As I mentioned earlier, my social diary is emptier than it's ever been but whenever I go along to something and sip lemonade or water, and turn down offers of alcohol, the language people use around alcohol is interesting. People will see "oh, aren't you being good?" when I say that I'm not drinking that day. There's a tacit assumption in the language that alcohol is bad, and whilst it undoubtedly can be bad, I found the value judgement place on not drinking interesting.
But that's not the most common thing people say when I decline an alcoholic drink. No. The most common thing is persuasion. People will say "go on, you can have a small one". I've even had people suggesting that I'm being rude and anti-social by not joining in with the drinking. I'm not sure the same people who try to persuade a vegetarian to just "have a small steak. A small one won't hurt you, will it?"...
And so despite the attempts at persuasion and the considerable social pressure, I've got through this year without drinking. Well I had two sips of wine at our local vineyard to try some new wines they made, but that's all I've had in terms of alcohol in the past year.
It's interesting to watch other people drinking when you remain sober. Within a group who are all drinking at the same rate, the dynamic changes across the group and nobody really notices how drunk people are becoming.
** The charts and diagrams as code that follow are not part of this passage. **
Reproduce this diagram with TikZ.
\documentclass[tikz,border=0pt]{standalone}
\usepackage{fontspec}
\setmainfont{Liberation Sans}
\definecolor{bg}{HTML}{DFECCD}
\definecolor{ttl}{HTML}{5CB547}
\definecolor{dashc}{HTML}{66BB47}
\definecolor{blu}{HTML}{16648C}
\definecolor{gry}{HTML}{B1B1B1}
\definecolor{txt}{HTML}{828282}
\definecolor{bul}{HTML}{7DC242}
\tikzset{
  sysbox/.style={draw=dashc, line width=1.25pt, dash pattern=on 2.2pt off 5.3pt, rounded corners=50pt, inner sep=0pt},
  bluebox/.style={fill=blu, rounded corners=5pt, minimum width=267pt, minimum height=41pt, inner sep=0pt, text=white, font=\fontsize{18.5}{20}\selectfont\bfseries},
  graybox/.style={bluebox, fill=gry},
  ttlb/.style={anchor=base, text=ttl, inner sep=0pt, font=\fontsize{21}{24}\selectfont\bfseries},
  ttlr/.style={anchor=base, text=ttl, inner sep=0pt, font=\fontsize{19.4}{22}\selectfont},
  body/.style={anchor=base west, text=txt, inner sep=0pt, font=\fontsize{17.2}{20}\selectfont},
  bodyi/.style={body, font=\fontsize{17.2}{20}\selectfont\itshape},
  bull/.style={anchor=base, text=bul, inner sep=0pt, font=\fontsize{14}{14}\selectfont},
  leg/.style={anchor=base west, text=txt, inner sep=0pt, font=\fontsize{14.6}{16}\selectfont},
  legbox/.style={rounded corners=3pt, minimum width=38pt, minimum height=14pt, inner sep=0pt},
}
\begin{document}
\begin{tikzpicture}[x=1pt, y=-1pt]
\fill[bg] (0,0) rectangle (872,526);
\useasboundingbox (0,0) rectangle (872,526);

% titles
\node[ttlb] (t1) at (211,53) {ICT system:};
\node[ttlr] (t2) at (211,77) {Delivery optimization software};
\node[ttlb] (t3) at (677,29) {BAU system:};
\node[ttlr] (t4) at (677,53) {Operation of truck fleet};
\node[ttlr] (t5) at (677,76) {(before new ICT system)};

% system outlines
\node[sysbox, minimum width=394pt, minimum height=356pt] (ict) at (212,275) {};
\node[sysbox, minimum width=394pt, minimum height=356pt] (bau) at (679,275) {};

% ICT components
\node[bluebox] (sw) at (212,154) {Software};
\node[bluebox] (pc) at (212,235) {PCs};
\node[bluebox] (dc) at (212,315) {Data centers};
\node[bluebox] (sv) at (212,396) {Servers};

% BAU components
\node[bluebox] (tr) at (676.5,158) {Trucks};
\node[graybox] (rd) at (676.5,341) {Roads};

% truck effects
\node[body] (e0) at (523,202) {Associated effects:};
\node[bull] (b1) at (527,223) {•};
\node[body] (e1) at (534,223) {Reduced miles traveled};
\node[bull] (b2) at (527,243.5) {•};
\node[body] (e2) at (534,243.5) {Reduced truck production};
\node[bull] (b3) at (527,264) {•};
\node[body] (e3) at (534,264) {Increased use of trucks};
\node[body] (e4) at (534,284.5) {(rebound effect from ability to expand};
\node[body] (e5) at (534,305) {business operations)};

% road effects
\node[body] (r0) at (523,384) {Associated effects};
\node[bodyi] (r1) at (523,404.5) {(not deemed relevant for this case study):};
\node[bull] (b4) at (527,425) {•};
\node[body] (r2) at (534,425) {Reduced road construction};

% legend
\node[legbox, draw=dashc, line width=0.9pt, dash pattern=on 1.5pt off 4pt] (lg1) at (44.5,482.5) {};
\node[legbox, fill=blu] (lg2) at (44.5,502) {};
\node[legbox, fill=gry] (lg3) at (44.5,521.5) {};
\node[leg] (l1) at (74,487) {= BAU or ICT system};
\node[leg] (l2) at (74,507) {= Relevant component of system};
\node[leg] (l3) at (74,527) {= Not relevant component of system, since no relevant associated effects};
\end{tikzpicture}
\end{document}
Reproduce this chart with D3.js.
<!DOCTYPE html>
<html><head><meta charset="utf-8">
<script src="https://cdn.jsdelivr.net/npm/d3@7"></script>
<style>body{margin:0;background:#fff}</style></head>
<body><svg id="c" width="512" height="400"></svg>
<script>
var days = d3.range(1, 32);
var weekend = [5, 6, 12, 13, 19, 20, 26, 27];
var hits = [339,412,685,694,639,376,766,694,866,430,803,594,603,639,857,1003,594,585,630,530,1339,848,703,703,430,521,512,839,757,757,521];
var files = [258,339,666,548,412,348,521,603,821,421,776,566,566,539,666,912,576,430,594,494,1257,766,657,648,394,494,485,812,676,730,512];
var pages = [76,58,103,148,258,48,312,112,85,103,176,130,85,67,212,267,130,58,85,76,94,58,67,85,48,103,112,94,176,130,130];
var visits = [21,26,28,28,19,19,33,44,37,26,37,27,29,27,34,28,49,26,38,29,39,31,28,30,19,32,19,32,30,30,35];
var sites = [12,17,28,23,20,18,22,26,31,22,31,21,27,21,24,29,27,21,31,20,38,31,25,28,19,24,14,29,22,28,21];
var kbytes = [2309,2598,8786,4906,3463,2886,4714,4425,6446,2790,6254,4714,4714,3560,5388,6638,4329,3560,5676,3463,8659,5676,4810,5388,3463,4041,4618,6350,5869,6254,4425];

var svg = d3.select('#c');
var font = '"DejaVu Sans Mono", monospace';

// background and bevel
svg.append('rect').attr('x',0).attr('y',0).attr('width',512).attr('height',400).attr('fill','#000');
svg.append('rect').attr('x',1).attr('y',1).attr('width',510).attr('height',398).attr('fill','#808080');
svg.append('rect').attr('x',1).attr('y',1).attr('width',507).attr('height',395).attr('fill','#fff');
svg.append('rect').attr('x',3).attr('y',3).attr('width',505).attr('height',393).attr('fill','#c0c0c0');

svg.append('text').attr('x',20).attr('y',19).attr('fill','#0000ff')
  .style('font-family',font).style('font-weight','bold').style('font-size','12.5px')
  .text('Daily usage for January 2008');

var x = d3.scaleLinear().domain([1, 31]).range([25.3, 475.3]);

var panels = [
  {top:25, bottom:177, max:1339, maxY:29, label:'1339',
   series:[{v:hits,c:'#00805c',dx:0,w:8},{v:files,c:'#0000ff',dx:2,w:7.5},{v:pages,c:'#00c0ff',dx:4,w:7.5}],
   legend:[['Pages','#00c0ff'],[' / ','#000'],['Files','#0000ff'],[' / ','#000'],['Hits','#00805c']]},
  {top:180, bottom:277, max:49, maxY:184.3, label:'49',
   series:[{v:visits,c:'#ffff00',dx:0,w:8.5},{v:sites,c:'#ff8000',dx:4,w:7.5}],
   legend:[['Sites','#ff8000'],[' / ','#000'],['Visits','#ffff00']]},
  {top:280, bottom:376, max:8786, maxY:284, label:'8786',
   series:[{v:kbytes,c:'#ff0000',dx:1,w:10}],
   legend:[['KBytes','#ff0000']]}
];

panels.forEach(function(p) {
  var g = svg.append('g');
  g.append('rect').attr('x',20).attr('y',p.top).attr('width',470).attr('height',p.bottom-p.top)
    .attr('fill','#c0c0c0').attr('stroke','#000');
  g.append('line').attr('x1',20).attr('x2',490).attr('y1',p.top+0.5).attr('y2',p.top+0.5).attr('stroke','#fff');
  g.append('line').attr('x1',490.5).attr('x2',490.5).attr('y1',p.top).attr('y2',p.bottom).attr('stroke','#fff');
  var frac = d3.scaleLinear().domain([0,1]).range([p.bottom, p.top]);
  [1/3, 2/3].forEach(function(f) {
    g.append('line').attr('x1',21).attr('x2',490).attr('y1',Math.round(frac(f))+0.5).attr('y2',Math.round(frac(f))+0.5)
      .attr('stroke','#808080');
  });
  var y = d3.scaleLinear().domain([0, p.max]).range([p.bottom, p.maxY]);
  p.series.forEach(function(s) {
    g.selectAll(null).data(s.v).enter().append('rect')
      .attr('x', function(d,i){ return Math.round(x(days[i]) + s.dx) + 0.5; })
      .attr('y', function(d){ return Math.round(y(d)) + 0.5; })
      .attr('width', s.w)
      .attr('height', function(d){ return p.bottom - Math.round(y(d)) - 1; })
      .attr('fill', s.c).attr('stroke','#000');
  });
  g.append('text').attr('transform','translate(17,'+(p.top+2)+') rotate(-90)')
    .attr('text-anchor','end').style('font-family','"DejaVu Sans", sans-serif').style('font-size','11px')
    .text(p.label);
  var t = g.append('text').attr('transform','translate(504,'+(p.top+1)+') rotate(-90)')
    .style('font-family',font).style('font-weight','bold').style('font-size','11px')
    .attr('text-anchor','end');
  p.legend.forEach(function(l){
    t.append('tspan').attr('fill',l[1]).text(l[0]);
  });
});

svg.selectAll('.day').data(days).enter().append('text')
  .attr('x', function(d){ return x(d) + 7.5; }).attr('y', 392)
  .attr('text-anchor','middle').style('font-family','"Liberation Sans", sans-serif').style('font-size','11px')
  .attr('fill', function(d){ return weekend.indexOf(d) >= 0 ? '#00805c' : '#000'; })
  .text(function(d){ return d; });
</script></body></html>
When you're the sober one, watching everyone around you slowly talking more and more rubbish, becoming more self-obsessed and dropping their inhibitions it can be quite intimidating. People slouch in their seats, talk more loudly and start to make jokes which really aren't funny. They even do it after one or two drinks; I guess I just never noticed when I was doing it too.
But I've not enjoyed myself any less this year for being sober. We had our annual garden party again this year, and I drank Pepsi Max and elderflower cordial through until the early hours of the morning without too many people noticing that I wasn't drinking the elderflower wine we had on offer. I didn't feel any further away from the action. I wasn't any less keen to sing and play piano as the evening went on, although I must admit I was apprehensive beforehand about getting through such a large social event without alcohol.
And what does the future hold. Well, it's now been a year, and I don't see any return to drinking any time soon. I am still happy to sip at new wines from our local vineyard and to have sauces and desserts with alcohol in. There's no religious or moral objection to alcohol meaning that I have to carefully check the ingredients on a box of chocolate to see if there's real booze in them. I will just politely turn down a glass of wine with dinner, and happily guard a lime and soda among a group of friends drinking beer. So forgive me if I don't join in with buying round after round when one - pretty cheap - drink will last me two or three hours...
I had always said that despite my low level of drinking, I would never go teetotal because then deciding to have a glass of wine would be such a large decision; I'd be reversing a lifestyle decision as well as just deciding to have a drink. And yet here I am teetotal and not even contemplating a glass of wine.
But maybe one day I will have that glass of wine. Maybe one day I'll decide I just fancy a glass of vintage champagne with a drop of Chambord in and a few crushed fresh raspberries in the bottom of the glass. And if I do, there'll be no fanfare; I'll just do it.
But for now, and for the foreseeable future, that won't be happening. I'm alcohol-free and happy to be that way for a long time yet.